Complexo material e imaterial, a Música vive sempre idêntica na essência, mas renascida em cada audição, através de um intérprete, diante de um novo público, em outro e outro espaço. É a Música uma arte com características muito próprias… por isso, tanto valorizamos o que sejam fotografias, cartas e outros manuscritos, trajes, jóias e variados objectos, em certo sentido tudo o que é quase uma não-música, mas que ajuda a torná-la presente, a Música, a representá-la no nosso imaginário…
Guilhermina Suggia é um exemplo típico de artista cujo espólio foi repartido ou distribuído por muitos sítios. Na Câmara Municipal do Porto e no Conservatório de Música guardam-se o celebrado violoncelo Montagnana e a sua biblioteca musical. Reza assim o testamento:
“Possuo outro violoncelo, Montagnana, que igualmente será vendido, pelo melhor preço, quantia essa que lego ao Conservatório de Música do Porto – através da Câmara Municipal do Porto, se o dito Conservatório continuar a pertencer-lhe, ou do Estado, se porventura ele passar a ser nacional –, a fim de, com o rendimento deste legado, se instituir, também, um prémio designado Guilhermina Suggia, a atribuir, em cada ano, ao melhor aluno de violoncelo do referido Conservatório…”
Sobre o seu arquivo de partituras diz:
“Lego, ainda, ao mesmo Conservatório, a minha biblioteca – material de orquestra e literatura de violoncelo –, objectos esses a que será dada instalação condigna, para que, dessa forma, o culto, que eu toda a minha vida dediquei à arte musical, perdure e sirva de incentivo a todos – Mestres e Discípulos – que à arte se dedicam.”

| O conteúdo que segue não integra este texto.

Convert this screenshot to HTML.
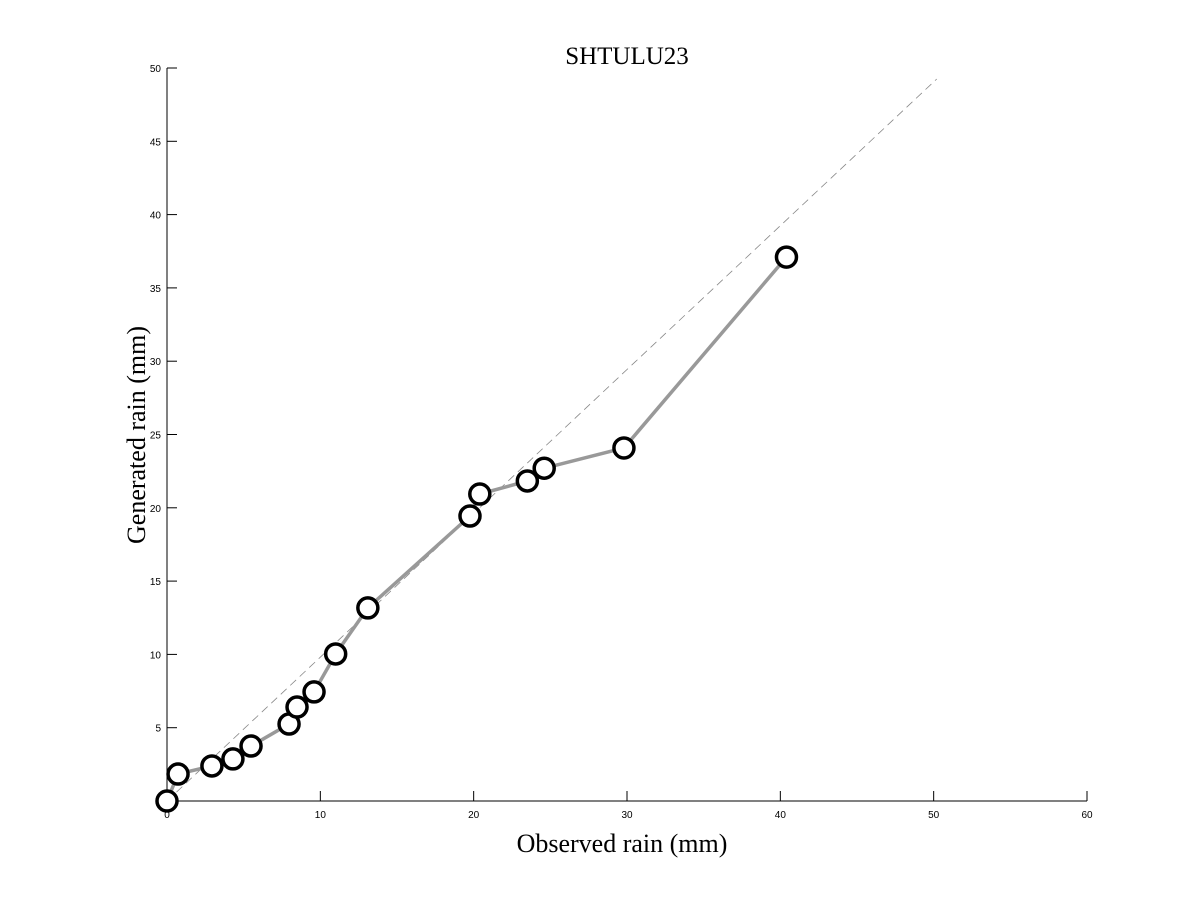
<!DOCTYPE html>
<html><head><meta charset="utf-8"><style>body{margin:0;background:#fff}svg{display:block}</style></head>
<body>
<svg id="chart" width="1200" height="900" xmlns="http://www.w3.org/2000/svg">
<rect width="1200" height="900" fill="#fff"/>
<text x="627" y="64" font-family="Liberation Serif, serif" font-size="25" text-anchor="middle">SHTULU23</text>
<text x="622" y="852" font-family="Liberation Serif, serif" font-size="26" text-anchor="middle">Observed rain (mm)</text>
<text transform="translate(145,435) rotate(-90)" font-family="Liberation Serif, serif" font-size="26" text-anchor="middle">Generated rain (mm)</text>
<g id="axes"></g><g id="marks"></g>
</svg>
<script>
const xTicks=[0,10,20,30,40,50,60];
const yTicks=[5,10,15,20,25,30,35,40,45,50];
const obs=[0,0.72,2.93,4.3,5.48,7.96,8.48,9.59,11.0,13.1,19.76,20.4,23.5,24.6,29.8,40.4];
const gen=[0,1.84,2.39,2.87,3.75,5.25,6.41,7.44,10.03,13.17,19.44,20.94,21.83,22.7,24.08,37.1];
const refLine=[[0,0],[50.2,49.25]];
const X=v=>167+v*920/60, Y=v=>801-v*733/50;
const NS="http://www.w3.org/2000/svg";
function mk(t,a,p){const e=document.createElementNS(NS,t);for(const k in a)e.setAttribute(k,a[k]);p.appendChild(e);return e;}
const ax=document.getElementById('axes'), mg=document.getElementById('marks');
let e=mk('line',{x1:167,y1:801,x2:1087,y2:801,stroke:'#000','stroke-width':1},ax);


e=mk('line',{x1:167,y1:801,x2:167,y2:68,stroke:'#000','stroke-width':1},ax);


xTicks.forEach(v=>{
 let t=mk('line',{x1:X(v),y1:801,x2:X(v),y2:791,stroke:'#000'},ax);
 
 
 let l=mk('text',{x:X(v),y:818,'font-family':'Liberation Sans, sans-serif','font-size':10,'text-anchor':'middle'},ax);
 l.textContent=v;
 
 
});
yTicks.forEach(v=>{
 let t=mk('line',{x1:167,y1:Y(v),x2:177,y2:Y(v),stroke:'#000'},ax);
 
 
 let l=mk('text',{x:161,y:Y(v)+4,'font-family':'Liberation Sans, sans-serif','font-size':10,'text-anchor':'end'},ax);
 l.textContent=v;
 
 
});
e=mk('line',{x1:X(refLine[0][0]),y1:Y(refLine[0][1]),x2:X(refLine[1][0]),y2:Y(refLine[1][1]),stroke:'#888','stroke-width':0.8,'stroke-dasharray':'8,5'},mg);


e=mk('polyline',{points:obs.map((v,i)=>X(v)+','+Y(gen[i])).join(' '),fill:'none',stroke:'#999','stroke-width':3.5},mg);


obs.forEach((v,i)=>{
 let c=mk('circle',{cx:X(v),cy:Y(gen[i]),r:10,fill:'#fff',stroke:'#000','stroke-width':3.5},mg);
 
 
});
</script>
</body></html>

Além destas duas componentes fundamentais do legado testamentário de Suggia à cidade do Porto, em 1950, existem também cartas, livros, um vestido de gala, jóias e condecorações… quanto a documentos gráficos (manuscritos, iconografia, livros impressos, programas de concertos, etc.), uma parte muito significativa foi adquirida pela Câmara Municipal de Matosinhos em 1995, era Vereador da Cultura José Manuel Dias da Fonseca.
Mantêm-se na posse de particulares numerosas espécies que vão desde o material gráfico até à escultura e ao mobiliário. Lembremos que, de uma forma geral, as pessoas colaboraram activamente, mediante a cedência temporária de peças e informações para a exposição Suggia, o Violoncelo, realizada em 2006 na Casa-Museu Guerra Junqueiro.
Repare-se, ainda, que foi a própria Violoncelista quem dispôs no sentido de uma certa dispersão do seu espólio. Interessante seria cruzar o testamento de Suggia com a carta de consciência dirigida, em 17 de Novembro de 1948, a seu marido, José Carteado Mena, para como a sua vontade se foi modificando, ao longo de apenas dois anos.
Neste domínio do que ficou do património material de Guilhermina Suggia surge agora uma boa notícia. No dia 30 de Junho de 2014, D. Isabel da Silva Odoul, cidadã portuguesa há anos radicada em França, doou à Câmara Municipal do Porto um conjunto de peças, breve em quantidade, mas de qualidade apreciável. Este núcleo veio enriquecer o que já se encontrava à guarda de instituições públicas. A doadora reconheceu, nobremente, o interesse cultural público da parte do espólio que coubera à sua família e que agora ofereceu ao Porto.
Não tanto pela sua dimensão, mas mais pela situação de diáspora em que se encontra o espólio da Violoncelista, a que aludimos, esta doação assume uma relevância particular. Constituem-na quarenta e quatro números de inventário, havendo possibilidade de virmos a receber algumas outras peças, como foi o caso muito recente da oferta de uma máquina fotográfica.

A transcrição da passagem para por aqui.